Sunday, 21 June 2015

Apsley 1

The day after the big day, we thought last week to go to Apsley House to pay our respects. In fairness, we had not been invited for the big day itself, so the day after was not really so bad.

Started off with tea & cake at the Café de Pierre. My cake was rather good, new to me, a sort of apple tart, possibly a member of the fangipane family. In fact the café was rather good altogether, although the background music was a little loud. I was also rather struck by the casual, not to say shabby, dress of most of the tourists, both inside or on the street. There was the odd person smartly turned out, but that was the exception rather than the rule.

Then off to Apsley House, free to us given the membership we had bought, as it happens, at Walmer Castle, the place where Wellington died (see reference 1). My first visit since my undocumented visit with FIL, which must now be some years ago. BH's first visit for a lot longer than that.

The dining room had been cleared up after the banquet of the night before. BH was rather shocked to find silk flowers on the table, but the trusty explained that most of the real flowers used for the banquet had been carried off and replaced with the regular silk. But the two big displays, one at each end of the table were the real thing. He also explained that although the banquet was laid on by outside caterers, rather than by the Palace or by the Heritage people, he himself had been there with his vacuum cleaner at 0800, clearing up the royal crumbs - but failed to comment on my suggestion that he should get each crumb encased in a little block of clear plastic and sold off to souvenir hunters.

We rather liked the way that the house was presented, fairly much as it was in the first Duke's day, with no special effort having been made, apart from the banquet, for the bicentenary. There was lots of interesting stuff. Collections of field marshalls' batons and of swords, these last mainly from India. But they did make one wonder how many of the general officers in the portraits had the wrist and arm needed to work such things as I would have thought that a good deal of regular exercise would be needed to keep a sword arm battle ready, particularly if the sword in question was a whacking great sabre. See, for example, Herbig's portrait of Frederick William III.

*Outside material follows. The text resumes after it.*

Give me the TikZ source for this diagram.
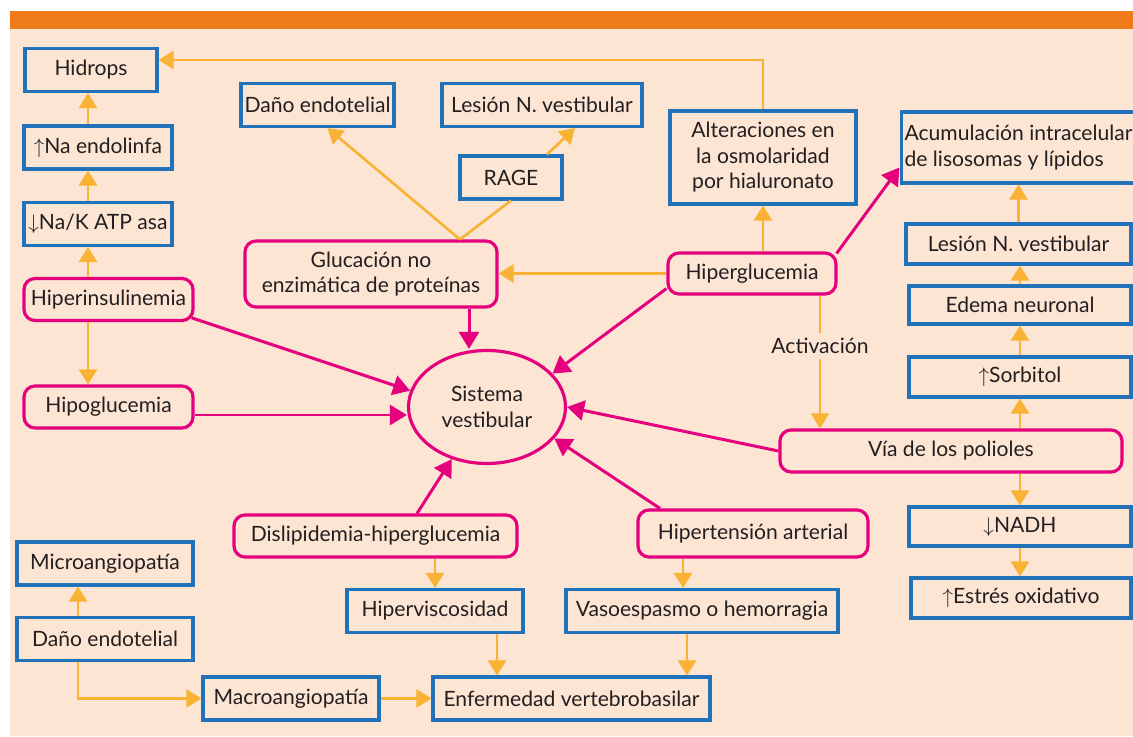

Quite a lot of the royals illustrated looked like rather rum specimens. That by Gérard of Louis XVIII made one wonder, at first, why one spent all that treasure & blood getting rid of Napoleon, but then one remembered that in those days it was royals or revolution on the continent, none of the sensible middle ground which we managed to carve out on our island. We did not get to find out why a white hand on the end of a short stick was part of his regalia.

Quite a lot of quite good paintings, with plenty of old masters around. Unusually good for a stately home.

We quite understood why the large model of an Egyptian temple did not much impress the former empress Josephine when it was given to her by Napoleon as a present to mark the occasion of their divorce.

Out to the Hard Rock for lunch to find that we would have to wait for half an hour or more to sit in what used to be considerable noise, so repaired to the nearby Rose and Crown where we had a perfectly respectable caesar salad for about a tenner each. A good invention, which places like pubs can turn out reasonably reliably; not much excuse for getting it wrong. The Rose and Crown, which we were using as a restaurant, was quite a decent specimen of an old style London pub. Plenty of character in the furnishings, both of the wooden and two legged varieties. Including, for example a very large piece of fried fish being shared by some Dutchmen and a party of older gentlemen out for a walk - quite a long walk by the sound of it. But despite their big talk, they only managed a pint apiece during the course of our luncheon.

And so onto the rose gardens at the south eastern corner of Hyde Park which were in splendid form, could not have been better. BH pleased that they were keen on the sisyrinchium striatum of which we have quite a few in our own garden but rather irritated by the smell of someone's cigar, a cigar which I had, unusually, failed to notice. Usually I can smell the things from a long way away.

Unable to find the bus stop to get us back to Vauxhall - despite there being at least three buses which worked the route - so got a bus back to Victoria. Where we actually got to ride in a Southern Trains ten coacher. And saw some aeroplanes flying down to Heathrow as we rode.

Back home, I made up for missing the cigar by a hallucination while watching ITV3. Someone was lighting a fag on the box, a lighting up which induced in me, for a second or so, a strong hallucination of both the taste and smell of a freshly lighted cigarette. Something that I have not experienced for real for many years now. And I don't recall ever having had a hallucination of quite this sort ever before.